Ripples #100
Shakespeare Classic Performed
In U.K. Edwardian Pool Complex
Over the years, Ripples has reported on a number of artistic works performed in or around swimming pools — for example, the specially composed opera that premiered in a Berlin pool back in 2011. At the time, Ripples provided the following information:
“Aquaria Palaoa” is the brainchild of Claudia Herr, a champion swimmer in her youth before turning to singing. Playing the lead role, she dives into the Stadtbad Neukölln pool in her green evening dress.
So it’s not all that surprising that Manchester, England’s Home theater and arts company recently mounted a performance of Shakespeare’s “Romeo and Juliet” inside the city’s iconic Victoria Baths, a semiderelict facility that was partially renovated in the early 2000s.
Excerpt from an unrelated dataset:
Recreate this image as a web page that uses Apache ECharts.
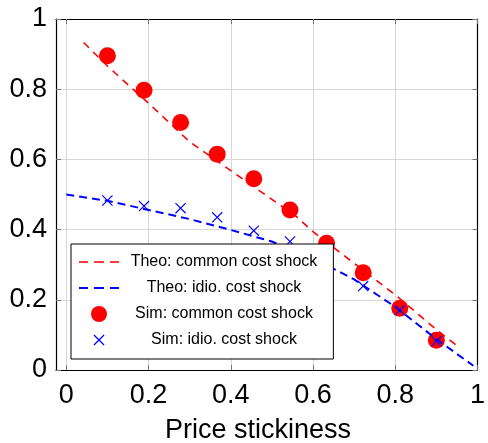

Making use of the odd venue was necessary because the ironically named Home company is — alas! — without one. According to a review of the performance on theguardian.com, Home is “still homeless while waiting for its 25 million arts complex to be completed.” The company’s permanent vanue is slated to open in spring 2015.
Although public funding allocated to renovating the Victoria Baths was adequate to restore the facility halfway, there wasn’t enough money to bring it back to its former, functioning glory. Nevertheless, the show must go on…and so it has.
Guardian reviewer Alfred Hickling notes the following:
Walter Meierjohann’s production opens with a startling coup: placing the audience at the deep end of an empty ceramic pit while the Capulets and Montagues emerge from the ranks of changing cubicles along each side. It can feel a bit like watching Shakespeare in a grand public toilet.
Truth be told, “watching Shakespeare in a grand public toilet” — especially if it involves standing for three hours, as was the case in Manchester — has never made it onto Ripples’ personal bucket list. Still, dear reader, if that is one of your “things I want to do before I die” desires, take heart: The dream is not as impossible as you might have assumed.